In truth, long before my illness, I had already started to work on what I called “the nostalgia of the present”, the vital and poignant pleasure of savouring each instant in its unrepeatability, in its perpetual virgin arising and eternal setting; but the prospect of not having prospects made this work even more crucial, more urgent and even more voluptuous and natural, even if at the cost of a harrowing anguish.
Many long weeks later, suspended in the fragrance of eternity, the doctors told me that they had been mistaken. I didn’t have cancer. The new revelation was even more devastating than the previous one. I was condemned to live anew within time that flows, which consumes itself with each passing year, a time within which one must construct existence and not only make it pulsate.
I felt lost in a lacerating dilemma: how to organically unite the two dimensions, the vertigo of the Void and that of Fullness? How to protect them from mutual destruction? I began to look for the answer in music, the focal point of my existence since I was a young boy.
Whatever compositional strategy I developed, however, was missing the vital spark of the present moment, and any improvisational praxis, on the other hand, failed to placate my need for the unrepeatable to come to life systematically. I needed to plunge myself into the centre of a crossroads: organise – and channel onto the written page – as much the intensity of the composition as that of the performative experience.
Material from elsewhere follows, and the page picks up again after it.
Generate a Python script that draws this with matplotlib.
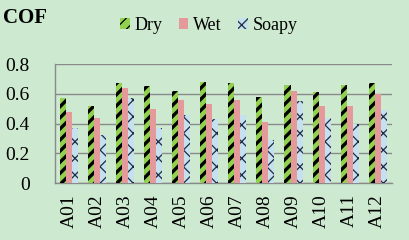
import numpy as np
import matplotlib
matplotlib.use("Agg")
import matplotlib.pyplot as plt

# COF per sample and surface condition
samples = ["A01", "A02", "A03", "A04", "A05", "A06",
           "A07", "A08", "A09", "A10", "A11", "A12"]
dry   = [0.57, 0.52, 0.67, 0.65, 0.62, 0.68, 0.67, 0.58, 0.66, 0.61, 0.66, 0.67]
wet   = [0.48, 0.44, 0.64, 0.50, 0.56, 0.53, 0.56, 0.41, 0.62, 0.52, 0.52, 0.60]
soapy = [0.37, 0.32, 0.57, 0.37, 0.46, 0.43, 0.46, 0.29, 0.55, 0.44, 0.40, 0.49]
yticks = [0, 0.2, 0.4, 0.6, 0.8]

BG = "#cde9d0"
plt.rcParams["font.family"] = ["Liberation Serif", "DejaVu Serif"]
plt.rcParams["hatch.linewidth"] = 2.4

fig = plt.figure(figsize=(4.09, 2.40), dpi=100, facecolor=BG)
ax = fig.add_axes([0.134, 0.2375, 0.824, 0.4955], facecolor=BG)

x = np.arange(len(samples))
w = 0.215
ax.bar(x - w, dry, w, color="#92d050", edgecolor="black", linewidth=0,
       hatch="///", label="Dry", zorder=3)
ax.bar(x, wet, w, color="#e6999b", linewidth=0, label="Wet", zorder=3)
plt.rcParams["hatch.linewidth"] = 0.9
ax.bar(x + w, soapy, w, color="#c5e0ee", edgecolor="#1f2a44", linewidth=0,
       hatch="xx", label="Soapy", zorder=3)

ax.set_xlim(-0.5, len(samples) - 0.5)
ax.set_ylim(0, 0.8)
ax.set_yticks(yticks)
ax.set_yticklabels(["0", "0.2", "0.4", "0.6", "0.8"])
ax.yaxis.grid(True, color="#8a8a8a", linewidth=1.0, zorder=1)
ax.set_xticks(x)
ax.set_xticklabels(samples, rotation=90)
ax.tick_params(axis="both", length=0, labelsize=14, colors="black")
ax.tick_params(axis="y", pad=18)
ax.tick_params(axis="x", pad=8)
for s in ["top", "right"]:
    ax.spines[s].set_visible(False)
for s in ["left", "bottom"]:
    ax.spines[s].set_color("#8a8a8a")
    ax.spines[s].set_linewidth(1.0)

fig.text(0.008, 0.925, "COF", fontsize=15, fontweight="bold", va="center")
fig.legend(loc="center", bbox_to_anchor=(0.51, 0.895), ncol=3, frameon=False,
           fontsize=13, handlelength=0.55, handleheight=0.55,
           handletextpad=0.25, columnspacing=0.9)

fig.savefig("out.png", dpi=100, facecolor=BG)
After years of cracking my cranium against the wall that separated the two camps, I managed to tear it down and I found my path: the HN System.
The concept is this: enter into the corporeal and mental act through which the performer creates and controls sound, penetrating deeply into the process, breaking it up into parameters and recomposing it into polyphonic strata, in fact, polyparametric. In this way, performative power becomes compositional architecture.
I formulated an intricate musical system consisting of composition, performance and notation techniques, with the ambition of capturing the mysterious affective resonance of sound. After the first ten years of obstinately mining its possibilities, I gave it the name of ‘HN System’. Structure and the ephemeral. HN, hic et nunc, here and now.